Saturday, April 29, 2006

BRIAN DICKERSON: Craven candidates vie for gasoholics' favor
Er...he's right.

The contest for the votes of Michigan gas addicts is officially under way.

Start your engines, boys and girls! And may the most shameless champion of economic illiteracy win!

In the Democratic corner, incumbent Gov. Jennifer Granholm has asked voters to fight soaring fuel prices by urging the federal government to cap oil industry profits (at an obscenity threshold to be specified later).

In the Republican corner, challenger Dick DeVos proposes to stop collecting the sales tax on gas whenever its price tops $1.95 a gallon, a move that would reduce state revenues by $285 million a year as long as gas prices hover near the $3-a-gallon mark.

If Granholm gets her way, the federal government would get more of the money Michiganders pay for gasoline.

If DeVos prevails, the state government would get less.

But if you believe either of their proposals will reduce the price of oil, I've got a switchgrass-powered Hummer I'd like to sell you.

If the hokum Michigan's gubernatorial gladiators are peddling came with no serious side effects, we could toss a coin to decide which of their ineffectual placebos to swallow. Or we could choose sides on partisan grounds that have nothing to do with the price of gas, with Democrats who want to stick it to oil executives lining up behind a windfall profits tax and Republicans who want to stick it to welfare recipients opting for a sales tax exemption. (You know -- the way we settle every other public policy issue in Michigan.)

But neither candidate's prescription for lower oil prices would be merely ineffectual. In fact, both would exacerbate the supply-demand imbalance that even those with a smattering of economic understanding (or political candor) know is at the root of soaring gas prices.

President George W. Bush has correctly diagnosed what headline writers call the gas crisis as a substance abuse problem.
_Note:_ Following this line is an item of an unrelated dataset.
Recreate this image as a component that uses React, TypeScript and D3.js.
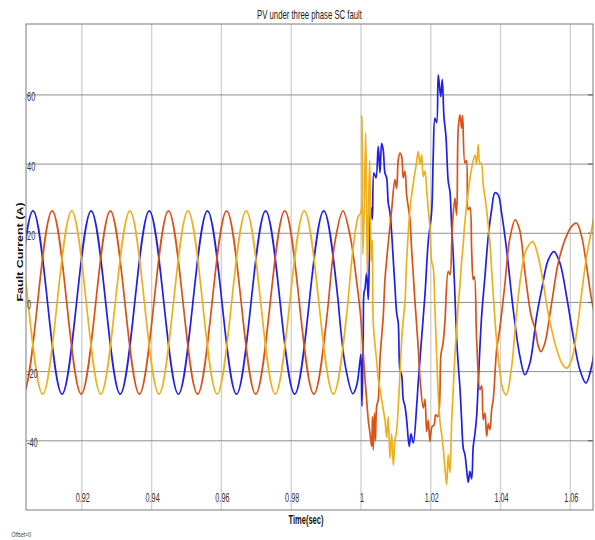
import React from 'react';
import * as d3 from 'd3';

const titleText = 'PV under three phase SC fault';
const xLabel = 'Time(sec)';
const yLabel = 'Fault Current (A)';
const offsetText = 'Offset=0';

const xTickValues = [0.92, 0.94, 0.96, 0.98, 1, 1.02, 1.04, 1.06];
const xTickLabels = ['0.92', '0.94', '0.96', '0.98', '1', '1.02', '1.04', '1.06'];
const yTickValues = [-40, -20, 0, 20, 40, 60];
const yTickLabels = ['-40', '-20', '0', '20', '40', '60'];

const seriesColors = ['#1f1fe6', '#d95319', '#edb120'];

// Phase A (blue) – steady state before the fault (peaks / zero crossings)
const phaseAPre: [number, number][] = [
  [0.90183, 0], [0.906, 26.5], [0.91017, 0], [0.91433, -26.5], [0.9185, 0], [0.92267, 26.5],
  [0.92683, 0], [0.931, -26.5], [0.93517, 0], [0.93933, 26.5], [0.9435, 0], [0.94767, -26.5],
  [0.95183, 0], [0.956, 26.5], [0.96017, 0], [0.96433, -26.5], [0.9685, 0], [0.97267, 26.5],
  [0.97683, 0], [0.981, -26.5], [0.98517, 0], [0.98933, 26.5], [0.9935, 0],
];
// Phase A (blue) – fault and recovery
const phaseAPost: [number, number][] = [
  [0.99558, -18.7], [0.99767, -26.4], [0.99877, -24], [0.99971, -17], [1.0, -15], [1.00029, -30],
  [1.00066, -9], [1.00086, 2.8], [1.00115, 4], [1.00163, 8.5], [1.00209, 0.8], [1.00238, 12],
  [1.00278, 27.7], [1.00324, 24], [1.00372, 37.5], [1.0043, 36], [1.00496, 45.1], [1.00544, 37.5],
  [1.00593, 46], [1.00639, 44], [1.00688, 37.4], [1.00736, 36], [1.00782, 28.7], [1.00831, 26],
  [1.0088, 20], [1.00926, 12.3], [1.00974, 4.6], [1.01023, -3.1], [1.01069, -6], [1.01117, -19.5],
  [1.01166, -21], [1.01212, -28.1], [1.01261, -30], [1.01309, -33.9], [1.01384, -41.6], [1.01433, -38],
  [1.01499, -40.6], [1.01596, -30], [1.01642, -23], [1.01739, -10.2], [1.01834, 2.2], [1.01928, 17.6],
  [1.02026, 26.3], [1.02072, 42.7], [1.0212, 53.3], [1.02169, 52], [1.02215, 65.8], [1.02284, 59.5],
  [1.0233, 64.4], [1.02378, 53.8], [1.02436, 48], [1.02501, 35], [1.0255, 32], [1.02599, 22],
  [1.02645, 13.8], [1.02693, 2], [1.02742, -10.3], [1.02788, -18], [1.02837, -24.7], [1.02885, -34],
  [1.02931, -42.1], [1.0298, -44], [1.03029, -48.4], [1.03074, -52], [1.03123, -48.8], [1.03172, -51],
  [1.03218, -41.6], [1.03266, -38], [1.03315, -32.9], [1.03361, -23.3], [1.03458, -4], [1.03553, 7.5],
  [1.03648, 19.1], [1.03745, 26.8], [1.0384, 31.7], [1.03934, 31.1], [1.04031, 25.8], [1.04175, 15.2],
  [1.04364, -2.1], [1.04556, -15.6], [1.04699, -20.9], [1.04842, -17.5], [1.05034, -4], [1.05178, 3.7],
  [1.05367, 12.3], [1.0553, 14.7], [1.05702, 11.4], [1.05894, 1.7], [1.06083, -9.8], [1.06275, -19.5],
  [1.06447, -23.3], [1.0661, -18.5], [1.06733, -10],
];

// Phase B (orange)
const phaseBPre: [number, number][] = [
  [0.899, 0], [0.90317, -26.5], [0.90733, 0], [0.9115, 26.5], [0.91567, 0], [0.91983, -26.5],
  [0.924, 0], [0.92817, 26.5], [0.93233, 0], [0.9365, -26.5], [0.94067, 0], [0.94483, 26.5],
  [0.949, 0], [0.95317, -26.5], [0.95733, 0], [0.9615, 26.5], [0.96567, 0], [0.96983, -26.5],
  [0.974, 0], [0.97817, 26.5], [0.98233, 0], [0.9865, -26.5], [0.99067, 0],
];
const phaseBPost: [number, number][] = [
  [0.99275, 18.7], [0.99483, 26.5], [0.99685, 19.5], [0.99877, 6], [1.0, -5], [1.00029, -9],
  [1.00066, -14.6], [1.00115, -22], [1.00163, -28.1], [1.00209, -34], [1.00258, -37.7], [1.00307, -41.6],
  [1.0033, -33], [1.00352, -42.6], [1.00387, -32], [1.00415, -40], [1.0045, -30], [1.00496, -28.1],
  [1.00544, -16.6], [1.00593, -9.8], [1.00639, -4], [1.00688, 6.6], [1.00782, 17.2], [1.00831, 22],
  [1.0088, 26.8], [1.00974, 35.5], [1.01023, 33], [1.01069, 41.2], [1.01117, 43.2], [1.01166, 42.2],
  [1.01212, 36], [1.01261, 38], [1.01309, 31], [1.01355, 27.7], [1.01404, 24], [1.01453, 15.2],
  [1.01499, 8], [1.01547, 0.3], [1.01642, -13.2], [1.01691, -21.8], [1.01785, -30.5], [1.01834, -28],
  [1.01883, -37.3], [1.01928, -34], [1.01977, -40.2], [1.02034, -36], [1.021, -35.3], [1.0214, -32.5],
  [1.02206, -33], [1.02292, -15.1], [1.0235, -12], [1.02407, -5.5], [1.02501, 9], [1.0255, 8],
  [1.02616, 21.5], [1.02693, 30.2], [1.02742, 25.3], [1.02788, 50.4], [1.02837, 54.2], [1.02885, 50.4],
  [1.02914, 54], [1.0298, 40.3], [1.03023, 41], [1.03074, 26.8], [1.03123, 27.5], [1.03172, 15.2],
  [1.03218, 6.6], [1.03252, 7.5], [1.03315, -10.8], [1.0341, -25.2], [1.03458, -24], [1.03504, -33.9],
  [1.03553, -32], [1.03602, -38.7], [1.03648, -35], [1.03696, -36.8], [1.03745, -31], [1.03791, -28.1],
  [1.03888, -13.7], [1.03974, -7.9], [1.04117, 4.6], [1.04261, 18.1], [1.04421, 23.9], [1.04547, 21],
  [1.0469, 9.5], [1.0488, -4], [1.04986, -7.5], [1.0508, -12.5], [1.05158, -14.2], [1.05272, -11.7],
  [1.05464, -0.2], [1.05653, 11.4], [1.05845, 18.1], [1.06037, 22], [1.0618, 22.9], [1.06324, 19.1],
  [1.06467, 10.4], [1.0661, 0.8], [1.06733, -5],
];

// Phase C (yellow)
const phaseCPre: [number, number][] = [
  [0.89627, 0], [0.90043, 26.5], [0.9046, 0], [0.90877, -26.5], [0.91293, 0], [0.9171, 26.5],
  [0.92127, 0], [0.92543, -26.5], [0.9296, 0], [0.93377, 26.5], [0.93793, 0], [0.9421, -26.5],
  [0.94627, 0], [0.95043, 26.5], [0.9546, 0], [0.95877, -26.5], [0.96293, 0], [0.9671, 26.5],
  [0.97127, 0], [0.97543, -26.5], [0.9796, 0], [0.98377, 26.5], [0.98793, 0], [0.9921, -26.5],
  [0.99627, 0],
];
const phaseCPost: [number, number][] = [
  [0.99779, 16], [0.99923, 24.9], [1.0, 26], [1.00023, 54], [1.00052, 14], [1.00092, 26],
  [1.00138, 49], [1.00181, 8], [1.00218, 28], [1.00252, 41], [1.00292, 12], [1.00324, 18],
  [1.00352, -6], [1.00401, -12], [1.0045, -17], [1.00496, -22], [1.00544, -25], [1.00593, -28],
  [1.00639, -31], [1.00688, -34], [1.00736, -39], [1.00782, -33], [1.00831, -45], [1.0088, -38],
  [1.00926, -47], [1.00974, -40], [1.01023, -37], [1.01069, -30], [1.01117, -21], [1.01166, -11],
  [1.01212, -5], [1.01261, 0], [1.01309, 12], [1.01404, 26.8], [1.01499, 34.5], [1.01576, 39.3],
  [1.01642, 43.6], [1.01691, 40], [1.01739, 42.7], [1.01785, 36.4], [1.01834, 38], [1.01883, 32.6],
  [1.01928, 26.8], [1.01977, 22], [1.02026, 11.8], [1.02072, 10], [1.0212, -1.6], [1.02169, -15.1],
  [1.02215, -26.7], [1.02264, -34.4], [1.02312, -38], [1.02358, -42.1], [1.02407, -47.9], [1.02456, -52.7],
  [1.02501, -44], [1.0255, -49.3], [1.02599, -34.4], [1.02645, -25], [1.02693, -15.1], [1.02742, -8],
  [1.02788, -0.7], [1.02837, 5], [1.02885, 11.8], [1.02931, 17], [1.0298, 23.4], [1.03074, 32],
  [1.03172, 38.8], [1.03266, 42.7], [1.03315, 40], [1.03361, 45.6], [1.0341, 40], [1.03447, 40.3],
  [1.03504, 34], [1.0359, 27.7], [1.03688, 18.1], [1.03782, 3.7], [1.03877, -9.8], [1.03974, -19.5],
  [1.04069, -25.2], [1.04164, -26.7], [1.04307, -19.5], [1.0445, -4], [1.04593, 8.5], [1.04736, 15.2],
  [1.04928, 17.6], [1.05052, 14.3], [1.05178, 8.5], [1.05367, -3.1], [1.05559, -11.7], [1.05751, -17.5],
  [1.05894, -19], [1.06037, -16.6], [1.0618, -8.8], [1.06324, 2.7], [1.06467, 13.3], [1.06627, 22],
  [1.06733, 28],
];

const W = 595;
const H = 540;
const plot = { left: 26, right: 593, top: 24, bottom: 510 };
const font = 'Liberation Sans, Arial, Helvetica, sans-serif';

export default function App() {
  const x = d3.scaleLinear().domain([0.904, 1.0665]).range([plot.left, plot.right]);
  const y = d3.scaleLinear().domain([-60, 80.5]).range([plot.bottom, plot.top]);

  const smooth = d3
    .line<[number, number]>()
    .x((d) => x(d[0]))
    .y((d) => y(d[1]))
    .curve(d3.curveNatural);
  const rough = d3
    .line<[number, number]>()
    .x((d) => x(d[0]))
    .y((d) => y(d[1]))
    .curve(d3.curveCatmullRom.alpha(0.5));

  const series = [
    { pre: phaseAPre, post: phaseAPost, color: seriesColors[0] },
    { pre: phaseBPre, post: phaseBPost, color: seriesColors[1] },
    { pre: phaseCPre, post: phaseCPost, color: seriesColors[2] },
  ];

  return (
    <svg
      width={W}
      height={H}
      style={{ position: 'absolute', left: 0, top: 0, background: '#fff' }}
    >
      <defs>
        <clipPath id="plotClip">
          <rect x={plot.left} y={plot.top} width={plot.right - plot.left} height={plot.bottom - plot.top} />
        </clipPath>
      </defs>
      <rect x={0} y={0} width={W} height={H} fill="#fff" />

      {/* vertical grid */}
      {xTickValues.map((v) => (
        <line key={'vx' + v} x1={x(v)} x2={x(v)} y1={plot.top} y2={plot.bottom} stroke="#d2d2d2" strokeWidth={1.4} />
      ))}
      {/* horizontal grid */}
      {yTickValues.map((v) => (
        <line key={'hy' + v} x1={plot.left} x2={plot.right} y1={y(v)} y2={y(v)} stroke="#8f8f8f" strokeWidth={1} />
      ))}
      {yTickValues.map((v) => (
        <line key={'rt' + v} x1={plot.right - 5} x2={plot.right} y1={y(v)} y2={y(v)} stroke="#555" strokeWidth={1} />
      ))}

      {/* curves */}
      <g clipPath="url(#plotClip)" fill="none" strokeLinejoin="round" strokeLinecap="round">
        {series.map((s, i) => (
          <g key={'s' + i}>
            <path d={smooth(s.pre) || ''} stroke={s.color} strokeWidth={1.7} />
            <path d={rough([s.pre[s.pre.length - 1], ...s.post]) || ''} stroke={s.color} strokeWidth={1.7} />
          </g>
        ))}
      </g>

      {/* frame */}
      <rect
        x={plot.left}
        y={plot.top}
        width={plot.right - plot.left}
        height={plot.bottom - plot.top}
        fill="none"
        stroke="#7a7a7a"
        strokeWidth={1}
      />

      {/* y tick labels */}
      {yTickValues.map((v, i) => (
        <text
          key={'yl' + v}
          transform={`translate(${plot.left + 1},${y(v) + 6.5}) scale(0.62,1)`}
          fontFamily={font}
          fontSize={12}
          fill="#333"
        >
          {yTickLabels[i]}
        </text>
      ))}
      {/* x tick labels */}
      {xTickValues.map((v, i) => (
        <text
          key={'xl' + v}
          transform={`translate(${x(v) + 1},${502}) scale(0.56,1)`}
          fontFamily={font}
          fontSize={13}
          textAnchor="middle"
          fill="#333"
        >
          {xTickLabels[i]}
        </text>
      ))}

      {/* title */}
      <text
        transform={`translate(${(plot.left + plot.right) / 2},19) scale(0.62,1)`}
        fontFamily={font}
        fontSize={12.5}
        textAnchor="middle"
        fill="#1a1a1a"
      >
        {titleText}
      </text>
      {/* x label */}
      <text
        transform={`translate(306,524) scale(0.6,1)`}
        fontFamily={font}
        fontSize={12.5}
        fontWeight="bold"
        textAnchor="middle"
        fill="#111"
      >
        {xLabel}
      </text>
      {/* y label */}
      <text
        transform={`translate(22.5,252) scale(0.7,1) rotate(-90)`}
        fontFamily={font}
        fontSize={12.5}
        fontWeight="bold"
        textAnchor="middle"
        fill="#111"
      >
        {yLabel}
      </text>
      {/* offset note */}
      <text
        transform={`translate(11.5,536.5) scale(0.65,1)`}
        fontFamily={font}
        fontSize={8}
        fill="#444"
      >
        {offsetText}
      </text>
    </svg>
  );
}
DeVos proposes to treat that addiction by making Michigan's hydrocarbon fix less expensive; Granholm wants the federal government to take a bigger share of the suppliers' profits.

Neither strategy, needless to say, will do a thing to reduce our dependence on foreign oil -- a crisis with even bigger implications for our national security than for our pocketbooks.

Brian goes on to talk about public transit- I think this would be a perfect opportunity to tout ALTERNATIVE ENERGY. Now, now, now.

I know that we can't just drop our oil habit, but we can start making faster steps to get out of this trap. Dancing around with taxes and rebates and cutting oil company profits won't solve anything in the long run. We need to get off this juice and get on the other juice, whether it be sugar or corn I don't care. Just DO IT.